International News

Yemen Child casualties of political face-off

Mohammed Munif’s three daughters were stunned by the sight of their teacher bleeding from the head after being hit by a stone during a protest, and further traumatised when their 12-year-old brother Ahmad was hit by a stray bullet in Yemen’s highland city of Taiz on April 3.

Still wearing his blood-stained uniform, according to Ahmad the bullet was fired as security forces used live ammunition to disperse an anti-government protest heading towards the presidential palace. For the three girls, aged 7-11, the incident has heightened their fears. “My eldest daughter Sarah saw her female teacher bleeding from her head after ‘thugs’ hurled stones at a female teachers’ protest in end March,” says Mohammed Munif (40). “Now, she is scared. She refuses to go to school without my escorting her.” Many other children in Yemen (pop.24 million) have been affected by the violence that has accompanied nationwide protests which began in February against the prolonged 33-year rule of President Ali Abdullah Saleh.

School heads are concerned the escalating violence is adversely affecting not only students’ attendance, but behaviour and performance as well. “Children are becoming more aggressive and have a greater tendency to fight,” Jamila al-Mujahid, principal of the Sana’a-based Muadh Ibn Jabal School, told the United Nations Children’s Fund (Unicef).

According to local NGO Seyaj Organisation for Childhood Protection (SOCP), at least 22 children were killed and more than 200 injured during the protests in March this year, while Unicef estimates 19 children have been killed since the protests began. “This is an estimated 20 percent of the total number of casualties and is very alarming,” says George Abu-Zulof, a Unicef child protection specialist. Of the 52 people shot dead during a massive crackdown on protesters in front of Sana’a University on March 18, at least two were children — killed within 250 metres from their home.

Speaking to the Yemen Observer Samir al-Mathaji, general secretary of the NGO My Childhood Organisation, accused all political organisations, including the six-party opposition coalition known as the Joint Meeting Parties (JMP) and the ruling General People’s Congress party (GPC), of using children in demonstrations. “This is a breach of all international conventions on child rights, since children are not aware of the purposes of these demonstrations,” he says.

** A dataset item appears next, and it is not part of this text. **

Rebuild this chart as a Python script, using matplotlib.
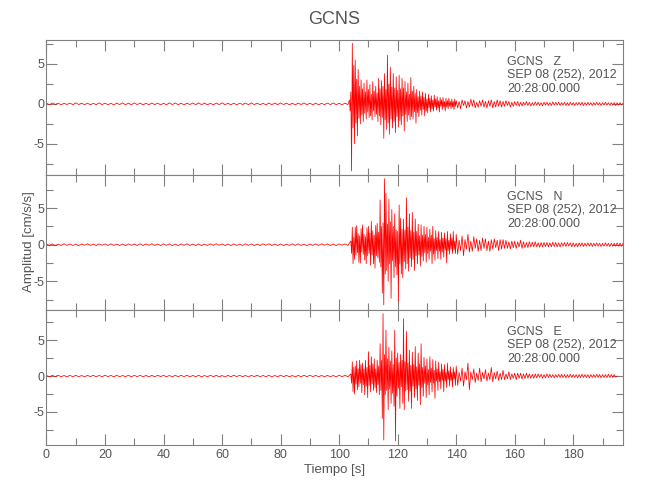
import numpy as np
import matplotlib
matplotlib.use("Agg")
import matplotlib.pyplot as plt
from matplotlib.ticker import MultipleLocator

plt.rcParams['font.family'] = ['Liberation Sans', 'DejaVu Sans']
plt.rcParams['axes.unicode_minus'] = False

station = "GCNS"
date_line = "SEP 08 (252), 2012"
time_line = "20:28:00.000"
components = ["Z", "N", "E"]
ylims = [(-8.9, 8.0), (-8.9, 9.5), (-9.6, 9.2)]
xmax = 197

# pre-event noise, one value per second from t = 0
noise_dt = 1.0
z_noise = [0.08, -0.10, 0.12, -0.07, 0.10, -0.12, 0.09, -0.08, 0.11, -0.10, 0.13, -0.08, 0.09,
           -0.11, 0.10, -0.12, 0.08, -0.10, 0.13, -0.09, 0.10, -0.11, 0.08, -0.12, 0.10, -0.08,
           0.12, -0.10, 0.09, -0.11, 0.12, -0.08, 0.10, -0.12, 0.08, -0.10, 0.11, -0.09, 0.10,
           -0.12, 0.08, -0.10, 0.12, -0.08, 0.11, -0.10, 0.09, -0.12, 0.10, -0.08, 0.11, -0.10,
           0.12, -0.09, 0.10, -0.11, 0.08, -0.12, 0.10, -0.09, 0.13, -0.10, 0.08, -0.11, 0.10,
           -0.12, 0.09, -0.08, 0.11, -0.10, 0.12, -0.09, 0.10, -0.11, 0.08, -0.12, 0.10, -0.10,
           0.11, -0.09, 0.12, -0.08, 0.10, -0.11, 0.09, -0.12, 0.10, -0.08, 0.12, -0.10, 0.09,
           -0.11, 0.10, -0.12, 0.08, -0.10, 0.11, -0.09, 0.12, -0.10, 0.08, -0.11, 0.10, -0.09]
n_noise = [0.10, -0.09, 0.11, -0.12, 0.08, -0.10, 0.12, -0.09, 0.10, -0.11, 0.08, -0.12, 0.10,
           -0.08, 0.12, -0.10, 0.09, -0.12, 0.11, -0.08, 0.10, -0.10, 0.12, -0.09, 0.08, -0.11,
           0.10, -0.12, 0.11, -0.08, 0.09, -0.10, 0.12, -0.11, 0.10, -0.08, 0.12, -0.10, 0.08,
           -0.12, 0.11, -0.09, 0.10, -0.11, 0.08, -0.12, 0.10, -0.08, 0.12, -0.10, 0.09, -0.11,
           0.10, -0.12, 0.08, -0.10, 0.11, -0.09, 0.12, -0.08, 0.10, -0.11, 0.09, -0.12, 0.10,
           -0.10, 0.08, -0.11, 0.12, -0.09, 0.10, -0.12, 0.08, -0.10, 0.11, -0.08, 0.12, -0.10,
           0.09, -0.11, 0.10, -0.12, 0.08, -0.10, 0.12, -0.09, 0.11, -0.10, 0.08, -0.12, 0.10,
           -0.09, 0.11, -0.10, 0.12, -0.08, 0.10, -0.11, 0.09, -0.12, 0.10, -0.08, 0.11, -0.10]
e_noise = [0.09, -0.11, 0.10, -0.08, 0.12, -0.10, 0.08, -0.12, 0.10, -0.09, 0.11, -0.10, 0.08,
           -0.12, 0.10, -0.08, 0.12, -0.11, 0.09, -0.10, 0.12, -0.08, 0.10, -0.12, 0.11, -0.09,
           0.08, -0.10, 0.12, -0.12, 0.10, -0.08, 0.11, -0.10, 0.09, -0.12, 0.10, -0.11, 0.12,
           -0.08, 0.10, -0.10, 0.08, -0.12, 0.11, -0.09, 0.10, -0.08, 0.12, -0.11, 0.09, -0.10,
           0.11, -0.12, 0.08, -0.10, 0.12, -0.09, 0.10, -0.11, 0.08, -0.12, 0.10, -0.10, 0.12,
           -0.08, 0.11, -0.10, 0.09, -0.12, 0.10, -0.08, 0.12, -0.11, 0.09, -0.10, 0.11, -0.12,
           0.08, -0.10, 0.12, -0.09, 0.10, -0.11, 0.08, -0.12, 0.10, -0.10, 0.11, -0.09, 0.12,
           -0.08, 0.10, -0.11, 0.09, -0.12, 0.10, -0.10, 0.08, -0.11, 0.12, -0.09, 0.10, -0.10]

# main phase, one value every 0.25 s from the onset
main_dt = 0.25
onsets = [103.5, 104.0, 104.0]
z_main = [0.5, -0.9,
          1.5, -8.4, 7.6, -3.0,   4.8, -5.0, 5.5, -2.4,   3.1, -4.0, 4.3, -1.8,
          2.2, -2.5, 3.0, -1.4,   1.9, -2.2, 2.6, -1.2,   1.5, -1.9, 3.0, -1.0,
          1.8, -1.7, 2.4, -1.5,   1.2, -2.0, 2.8, -0.9,   1.6, -1.6, 2.2, -1.3,
          1.4, -2.2, 3.2, -1.5,   1.9, -2.6, 2.9, -1.7,   2.2, -4.3, 3.8, -2.0,
          1.8, -3.2, 6.1, -2.4,   2.5, -3.8, 4.6, -1.9,   2.1, -3.0, 3.8, -2.2,
          2.0, -3.6, 3.4, -1.6,   1.7, -2.9, 3.6, -2.1,   1.9, -2.6, 3.2, -1.5,
          2.0, -3.4, 2.8, -1.3,   1.5, -2.2, 2.6, -1.4,   1.2, -2.0, 3.3, -1.6,
          1.6, -1.9, 2.2, -1.0,   1.3, -2.4, 1.8, -1.1,   0.9, -1.6, 1.6, -0.8,
          1.0, -1.4, 1.5, -0.7,   0.8, -1.5, 1.3, -0.9,   0.6, -1.1, 1.2, -0.5,
          0.7, -1.0, 1.0, -0.6,   0.5, -0.9, 1.1, -0.4,   0.6, -0.8, 0.9, -0.5,
          0.4, -1.0, 0.8, -0.3,   0.5, -0.7, 0.8, -0.4,   0.3, -0.9, 0.7, -0.4,
          0.4, -0.6, 0.7, -0.3,   0.3, -0.6, 0.6, -0.4,   0.3, -0.7, 0.6, -0.3,
          0.4]
n_main = [0.5, -1.2, 2.4, -2.6,   1.0, -2.0, 2.4, -1.4,   2.6, -1.1, 1.5, -2.4,
          1.2, -2.5, 2.2, -1.0,   2.7, -1.3, 1.4, -2.1,   1.1, -2.6, 2.3, -1.5,
          2.5, -1.2, 1.6, -2.8,   3.2, -1.4, 1.9, -2.6,   1.3, -3.2, 2.6, -1.5,
          2.9, -1.8, 1.7, -2.4,   6.1, -3.0, 2.5, -6.6,   3.0, -8.2, 9.0, -4.0,
          7.0, -3.5, 2.8, -5.0,   6.2, -2.6, 3.1, -7.3,   4.8, -2.2, 2.5, -4.5,
          4.2, -3.0, 2.0, -4.1,   1.8, -7.7, 5.4, -2.6,   3.6, -4.0, 2.1, -4.5,
          3.5, -2.3, 2.0, -3.3,   6.4, -2.6, 2.4, -3.6,   4.2, -1.8, 1.9, -3.0,
          4.4, -2.0, 1.7, -3.5,   3.5, -1.5, 1.8, -2.6,   2.8, -1.4, 1.2, -2.9,
          2.7, -1.6, 1.3, -2.2,   2.5, -1.1, 1.4, -2.4,   2.4, -1.2, 1.0, -2.0,
          2.1, -0.9, 1.3, -2.6,   2.5, -1.3, 0.8, -2.1,   1.9, -0.8, 1.0, -1.9,
          1.8, -0.9, 0.7, -2.0,   1.7, -1.0, 0.9, -1.7,   1.6, -0.7, 0.8, -2.5,
          1.8, -0.8, 0.6, -1.3,   1.5, -0.6, 0.9, -1.2,   1.8, -0.7, 0.5, -1.2,
          1.4]
e_main = [0.3, -1.0, 2.0, -2.2,   1.2, -2.5, 1.4, -1.1,   2.1, -1.9, 1.0, -1.5,
          2.2, -1.0, 1.6, -2.3,   1.8, -1.2, 1.0, -2.6,   2.2, -1.4, 1.2, -3.0,
          3.4, -1.3, 1.5, -2.2,   2.7, -1.1, 1.7, -2.0,   2.4, -1.6, 1.0, -2.3,
          2.2, -1.2, 1.4, -2.6,   4.5, -2.0, 2.2, -5.9,   8.7, -8.9, 3.0, -2.6,
          6.4, -2.0, 2.4, -4.7,   4.0, -1.8, 2.1, -3.8,   3.5, -2.4, 1.6, -4.2,
          6.4, -9.0, 2.5, -2.8,   3.2, -1.7, 1.9, -4.5,   3.0, -1.5, 2.2, -3.8,
          8.0, -4.7, 2.0, -2.1,   6.2, -1.9, 1.8, -3.5,   3.6, -2.1, 1.5, -4.5,
          3.3, -1.4, 1.6, -3.0,   4.1, -1.8, 1.3, -3.4,   3.2, -1.3, 1.7, -4.0,
          4.5, -1.6, 1.2, -2.8,   2.6, -1.0, 1.4, -3.0,   2.4, -1.2, 0.9, -2.6,
          2.7, -0.9, 1.1, -2.2,   2.3, -1.0, 0.8, -3.1,   2.1, -0.7, 1.0, -2.0,
          1.9, -0.8, 0.6, -1.8,   1.7, -0.6, 0.9, -2.2,   1.6, -0.7, 0.5, -1.6,
          1.8, -0.5, 0.7, -1.4,   1.3, -0.6, 0.5, -1.5,   1.2, -0.4, 0.6, -1.3,
          1.4]

# coda, one value every 0.5 s from 140.5 s
coda_start = 140.5
coda_dt = 0.5
z_coda = [-0.5, 0.3, -0.6, 0.5, -0.2, 0.4, -0.5, 0.3, -0.4, 0.6,
          -0.3, 0.5, -0.5, 0.2, -0.4, 0.4, -0.3, 0.5, -0.4, 0.3,
          -0.5, 0.4, -0.3, 0.5, -0.5, 0.3, -0.4, 0.5, -0.3, 0.4,
          -0.4, 0.3, -0.3, 0.4, -0.2, 0.3, -0.4, 0.2, -0.3, 0.3,
          -0.2, 0.3, -0.3, 0.2, -0.25, 0.2, -0.15, 0.3, -0.2, 0.2,
          -0.25, 0.15, -0.2, 0.25, -0.15, 0.2, -0.2, 0.15, -0.25, 0.2,
          -0.15, 0.2, -0.2, 0.15, -0.2, 0.25, -0.15, 0.2, -0.15, 0.2,
          -0.2, 0.15, -0.15, 0.2, -0.2, 0.15, -0.2, 0.2, -0.15, 0.15,
          -0.2, 0.15, -0.15, 0.2, -0.15, 0.2, -0.2, 0.15, -0.15, 0.2,
          -0.15, 0.15, -0.2, 0.15, -0.15, 0.2, -0.15, 0.15, -0.2, 0.15,
          -0.15, 0.2, -0.15, 0.15, -0.2, 0.15, -0.15, 0.15, -0.2, 0.15,
          -0.15, 0.15, -0.15, 0.1]
n_coda = [-1.3, 0.6, -0.8, 1.2, -1.5, 0.7, -0.6, 1.4, -1.0, 0.5,
          -0.9, 1.1, -0.5, 0.8, -0.9, 0.6, -0.8, 0.9, -0.5, 0.8,
          -0.8, 0.5, -0.9, 0.7, -0.6, 0.8, -0.4, 0.6, -0.8, 0.7,
          -0.6, 0.7, -0.5, 0.6, -0.5, 0.4, -0.6, 0.5, -0.4, 0.5,
          -0.5, 0.4, -0.3, 0.6, -0.5, 0.4, -0.4, 0.3, -0.4, 0.4,
          -0.3, 0.35, -0.3, 0.4, -0.3, 0.25, -0.35, 0.3, -0.3, 0.3,
          -0.25, 0.3, -0.3, 0.25, -0.3, 0.35, -0.25, 0.3, -0.3, 0.25,
          -0.3, 0.25, -0.2, 0.3, -0.25, 0.3, -0.2, 0.25, -0.3, 0.25,
          -0.25, 0.2, -0.3, 0.25, -0.2, 0.25, -0.25, 0.2, -0.2, 0.25,
          -0.2, 0.25, -0.25, 0.2, -0.2, 0.25, -0.2, 0.2, -0.25, 0.2,
          -0.2, 0.25, -0.2, 0.2, -0.25, 0.2, -0.2, 0.2, -0.2, 0.25,
          -0.2, 0.2, -0.2, 0.2]
e_coda = [-1.3, 0.5, -0.7, 1.1, -1.4, 0.6, -0.5, 1.8, -1.9, 0.6,
          -0.5, 1.0, -0.9, 0.4, -0.6, 1.1, -0.8, 0.5, -0.4, 0.9,
          -0.7, 0.4, -0.5, 1.2, -0.8, 0.5, -0.4, 0.7, -0.6, 0.4,
          -0.5, 0.8, -0.5, 0.3, -0.4, 0.6, -0.5, 0.3, -0.3, 0.4,
          -0.5, 0.4, -0.3, 0.4, -0.4, 0.3, -0.35, 0.4, -0.3, 0.3,
          -0.3, 0.25, -0.3, 0.3, -0.25, 0.3, -0.2, 0.25, -0.3, 0.2,
          -0.25, 0.3, -0.2, 0.25, -0.2, 0.2, -0.25, 0.2, -0.2, 0.25,
          -0.2, 0.25, -0.2, 0.2, -0.25, 0.2, -0.2, 0.25, -0.2, 0.2,
          -0.2, 0.2, -0.25, 0.2, -0.2, 0.25, -0.2, 0.2, -0.2, 0.2,
          -0.25, 0.2, -0.2, 0.2, -0.2, 0.25, -0.2, 0.2, -0.25, 0.2,
          -0.2, 0.2, -0.2, 0.25, -0.2, 0.2, -0.2, 0.2, -0.15, 0.0]

noise = [z_noise, n_noise, e_noise]
main = [z_main, n_main, e_main]
coda = [z_coda, n_coda, e_coda]

gray = '#555555'
spine_gray = '#808080'

fig, axes = plt.subplots(3, 1, figsize=(6.5, 5), dpi=100, sharex=True)
fig.subplots_adjust(left=0.0715, right=0.9585, bottom=0.11, top=0.92, hspace=0)

for i, ax in enumerate(axes):
    t_noise = np.arange(len(noise[i])) * noise_dt
    t_main = onsets[i] + np.arange(len(main[i])) * main_dt
    t_coda = coda_start + np.arange(len(coda[i])) * coda_dt
    t = np.concatenate([t_noise, t_main, t_coda])
    y = np.concatenate([noise[i], main[i], coda[i]])
    ax.plot(t, y, color='red', lw=0.55)

    ax.set_xlim(0, xmax)
    ax.set_ylim(*ylims[i])
    ax.xaxis.set_major_locator(MultipleLocator(20))
    ax.xaxis.set_minor_locator(MultipleLocator(10))
    ax.yaxis.set_major_locator(MultipleLocator(5))
    ax.yaxis.set_minor_locator(MultipleLocator(2.5))
    ax.tick_params(which='both', direction='in', top=True, right=True,
                   colors=spine_gray, labelcolor=gray, labelsize=9)
    ax.tick_params(which='major', length=8, width=0.8)
    ax.tick_params(which='minor', length=5, width=0.8)
    ax.tick_params(axis='y', pad=1.5)
    ax.tick_params(axis='x', pad=3)
    for sp in ax.spines.values():
        sp.set_color(spine_gray)
        sp.set_linewidth(0.8)

    tr = ax.get_xaxis_transform()
    ax.text(157.3, 0.84, station + "   " + components[i], transform=tr,
            color=gray, fontsize=9, va='center')
    ax.text(157.3, 0.74, date_line, transform=tr, color=gray, fontsize=9, va='center')
    ax.text(157.3, 0.635, time_line, transform=tr, color=gray, fontsize=9, va='center')

axes[2].set_xlabel("Tiempo [s]", color=gray, fontsize=9.5, labelpad=2)
fig.text(0.044, 0.516, "Amplitud [cm/s/s]", rotation=90, color=gray,
         fontsize=9.5, ha='center', va='center')
fig.text(0.5146, 0.962, station, color=gray, fontsize=13, ha='center', va='center')

fig.savefig("out.png", dpi=100)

Education minister Abdul-Salam al-Jawfi has warned that the government will punish all persons involving children in protests and called upon protesters to respect schools. “We will not be lenient with irresponsible individuals attempting to undermine the educational process,” he said, following reports that some protesters in Aden had threatened to burn down schools if teachers and pupils refused to join the protests.